Its transparent sections reveal a subject-matter-appropriate fountain within.

Inside, the plant has a mostly gravity-driven system to take in water from the Seine and filter out most of the solid particles, bits, and grit. Then the water is pumped through Paris' non-potable water supply, and used for non-potable water applications like washing the streets and filling the ornamental fountains.
The inside of the plant looked like the most fun, human-tube-sized toy set that I will never, ever, be allowed to tinker with or disassemble. Tant pis. Everyone who signed up for this tour was a fully-grown adult. We were issued hardhats to walk around on the catwalk. The walls were decorated with blueprints of the inner workings, with complicated color-coding and engineering shorthand. I would've happily spent time trying to decode them, but we got shuffled along and back into the dragon's welcome courtyard before I could crack the codes.
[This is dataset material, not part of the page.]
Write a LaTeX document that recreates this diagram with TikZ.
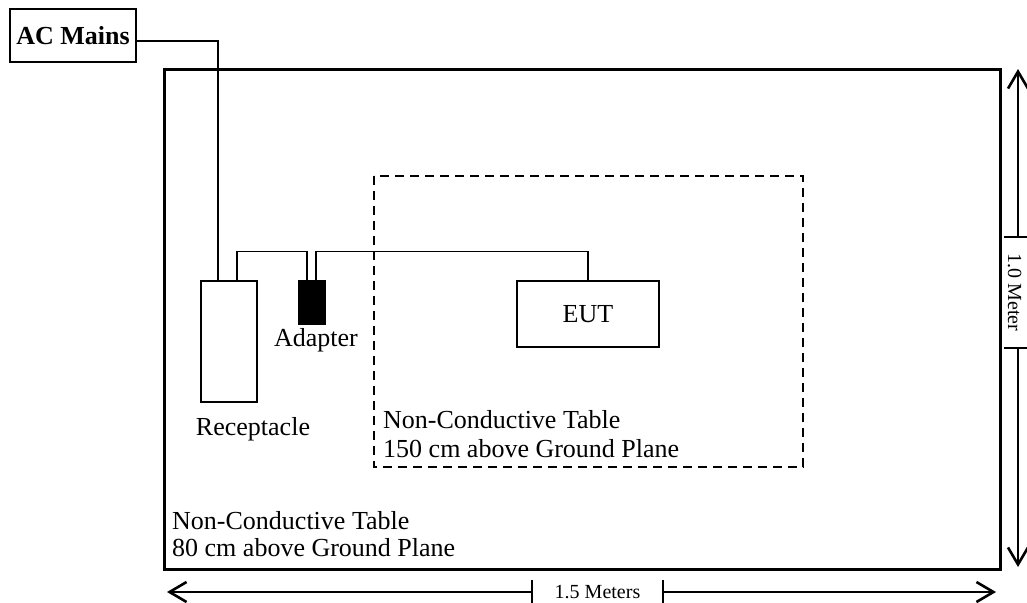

Next I proceeded to Les Invalides, where I and a bunch of prepubescent kids (and their parents) got to visit the secret ballroom section of the Musée de l'Armée.
The ballroom, apparently rentable for elite parties and fancy events, has chandeliers plentifully strewn about, and walls casually decorated with actual pieces of armor and weaponry. Authentic. It seems like the sort of high-stakes set dressing that guarantees a sword fight will break out during your soirée. (And that is why I should never be allowed to rent this venue.)
The light was plentiful --- clearly the building predates electric lighting and petty concerns like "retain heat through insulated walls and windows." The view is straight down the Esplanade des Invalides and across the Pont Alexandre III, which only heightened my conviction that fancy-dress balls held in this room would certainly be crashed by a high-speed action-movie chase, probably involving flinging someone on a cable from a helicopter as it whips across the river.

This post's theme word is plutolatry, "excessive devotion to wealth." My admiration for costume dramas derives not from plutolatry, but from an appreciation for delicate and fussy detail-work.